Les idées de "l'Ecole de Chicago" ont dominé l'application de la législation antitrust aux USA et ailleurs à partir des années 1970. Cette Ecole s'intéresse en priorité au prix des biens de consommation au sein de marchés spécifiques, tout en faisant preuve de scepticisme quant à l'intervention de l'Etat lors des fusions d'entreprises et sur les marchés. Ce cadre nécessitait des analyses juridiques et économiques complexes de la part des experts en droit de la concurrence. Cela a souvent conduit à accorder des pouvoirs de décision indépendants aux autorités en matière de concurrence. Ce dispositif était considéré comme une défense efficace contre les lobbies industriels, et l'on pensait généralement que s'il existait une stratégie objectivement "juste" dans le cas d'une fusion donnée, l'intervention de l'Etat serait contre-productive.

Néanmoins depuis quelques années, le soutien en faveur d'un processus décisionnel sous la houlette des experts diminue. Les autorités antitrust américaines, dirigées par Lina Khan, présidente de la Commission fédérale du commerce, et Jonathan Kanter, chef de la division antitrust du ministère de la Justice, cherchent à réduire le pouvoir structurel des grandes entreprises sur les marchés. Cela marque le retour à une approche plus traditionnelle, "pré-experte", du fonctionnement des marchés.

Le retour de la politique industrielle est motivé par des considérations géopolitiques et la nécessité stratégique de maintenir une position dominante en matière d'avancées technologiques dans des domaines clés (par exemple les batteries électriques ou les semi-conducteurs de pointe). Cette évolution est lourde de conséquences pour l'analyse de la concurrence : il n'existe pas de réponses définitives à des questions telles que celle de savoir si l'Etat doit subventionner les entreprises nationales dans les secteurs émergents de haute technologie ou bien veiller à ce que les conditions de concurrence soient équitables pour les fournisseurs étrangers. Ces questions nécessitent d'évaluer dans la mesure du possible les incertitudes, l'environnement politique et d'identifier les gagnants et les perdants potentiels. Ce ne sont pas des questions que les technocrates peuvent résoudre seuls, néanmoins leur expertise reste essentielle dans le processus décisionnel.

Malgré le retour de bâton populiste, le monde a toujours besoin de technocrates. Dans son livre de 1973, The Coming of Post-Industrial Society [L'émergence d'une société post-industrielle], le sociologue Daniel Bell a anticipé la tension entre l'expertise nécessaire pour gérer une société moderne et complexe, et l'attrait des idées populistes. Il y explique que pour maintenir l'autorité de l'expertise scientifique et technique, il faut repenser les rapports entre les experts et la population.

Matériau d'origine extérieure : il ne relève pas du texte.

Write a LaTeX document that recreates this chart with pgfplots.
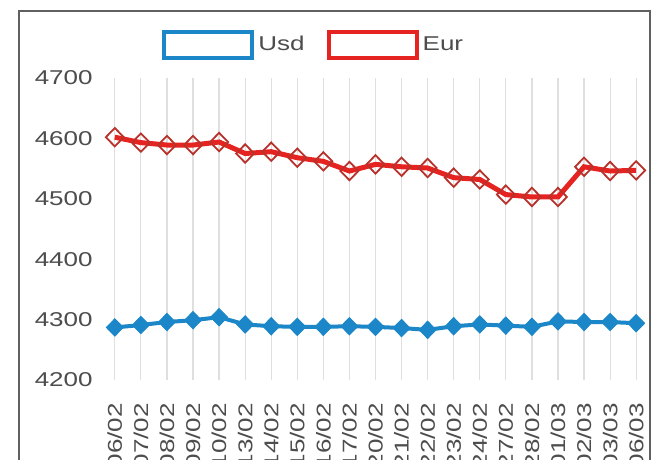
\documentclass[border=0pt]{standalone}
\usepackage{fontspec}
\setmainfont{Liberation Sans}
\newfontfamily\widefont{Liberation Sans}[FakeStretch=1.3]
\usepackage{pgfplots}
\pgfplotsset{compat=1.18}
\definecolor{usdblue}{HTML}{1B87C9}
\definecolor{eurred}{HTML}{E52421}
\definecolor{eurmark}{HTML}{B8322C}
\definecolor{txt}{HTML}{4D4D4D}
\begin{document}
\begin{tikzpicture}[x=1pt,y=1pt]
\useasboundingbox (0,0) rectangle (330.5,230);
\clip (0,0) rectangle (330.5,230);
\fill[white] (0,0) rectangle (330.5,230);
\draw[gray!75!black, line width=0.7pt] (9.5,-10) rectangle (325,224.5);
\begin{axis}[
  at={(53.5pt,40pt)}, anchor=south west,
  scale only axis, width=268.5pt, height=151pt,
  xmin=-0.3, xmax=20.3, ymin=4200, ymax=4700,
  axis line style={draw=none},
  tick style={draw=none},
  clip=false,
  xtick={0,...,20},
  xticklabels={06/02,07/02,08/02,09/02,10/02,13/02,14/02,15/02,16/02,17/02,20/02,21/02,22/02,23/02,24/02,27/02,28/02,01/03,02/03,03/03,06/03},
  xticklabel style={rotate=90, anchor=east, inner sep=0pt, font=\widefont\fontsize{10}{12}\selectfont, text=txt},
  xticklabel shift=11.5pt,
  ytick={4200,4300,4400,4500,4600,4700},
  yticklabel style={font=\widefont\fontsize{10}{12}\selectfont, text=txt, inner sep=0pt},
  yticklabel shift=7pt,
  /pgf/number format/assume math mode=true,
  /pgf/number format/1000 sep={},
  xmajorgrids, grid style={gray!25, line width=0.6pt},
  legend columns=2,
  legend style={draw=none, fill=none, at={(0.387,1.109)}, anchor=center,
    font=\widefont\fontsize{10}{12}\selectfont, text=txt,
    /tikz/every even column/.append style={column sep=9pt}},
  legend image code/.code={\draw[line width=2pt, fill=white, solid] (0pt,-6.5pt) rectangle (44pt,6.5pt);},
]
\addplot[color=usdblue, line width=2pt, mark=diamond*, mark size=4.3pt, mark options={fill=usdblue, draw=usdblue, line width=0.5pt, xscale=1.3}]
coordinates {(0,4287)(1,4291)(2,4296)(3,4299)(4,4304)(5,4292)(6,4289)(7,4288)(8,4288)(9,4289)(10,4288)(11,4286)(12,4283)(13,4289)(14,4292)(15,4290)(16,4288)(17,4297)(18,4296)(19,4296)(20,4294)};
\addlegendentry{Usd}
\addplot[color=eurred, line width=2.5pt, mark=diamond, mark size=4.6pt, mark options={draw=eurmark, fill=none, line width=0.9pt, xscale=1.3}]
coordinates {(0,4602)(1,4593)(2,4589)(3,4589)(4,4594)(5,4575)(6,4578)(7,4568)(8,4562)(9,4546)(10,4557)(11,4553)(12,4551)(13,4535)(14,4532)(15,4507)(16,4503)(17,4503)(18,4553)(19,4546)(20,4547)};
\addlegendentry{Eur}
\end{axis}
\end{tikzpicture}
\end{document}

Il faut à tout prix améliorer la communication ; en premier lieu les experts doivent se mettre réellement à l'écoute de la population au lieu de s'adresser à elle du haut de leur savoir. Avec des méthodes plus ouvertes aux délibérations et à la participation des citoyens, les experts pourraient faciliter les échanges avec la population et construire des liens de confiance. Mais dans le climat actuel de mésinformation et de suspicion rampantes, des avancées à petit pas de ce type risquent de ne pas donner les résultats attendus.

Il ne sera ni rapide ni facile de restaurer la confiance dans l'expertise, et il serait vain d'attendre un leadership plus avisé de la part des dirigeants populistes. Les chercheurs ne doivent pas se contenter d'espérer que la situation s'améliore d'elle-même. Ils peuvent contribuer à rebâtir la confiance en réexaminant et en actualisant le cadre institutionnel pour l'adapter à un environnement en changement rapide. La frontière entre les décisions basées sur des jugements de valeur et celles basées sur l'expertise indépendante devenant de plus en plus flous, veillons à ne pas jeter le bébé avec l'eau du bain.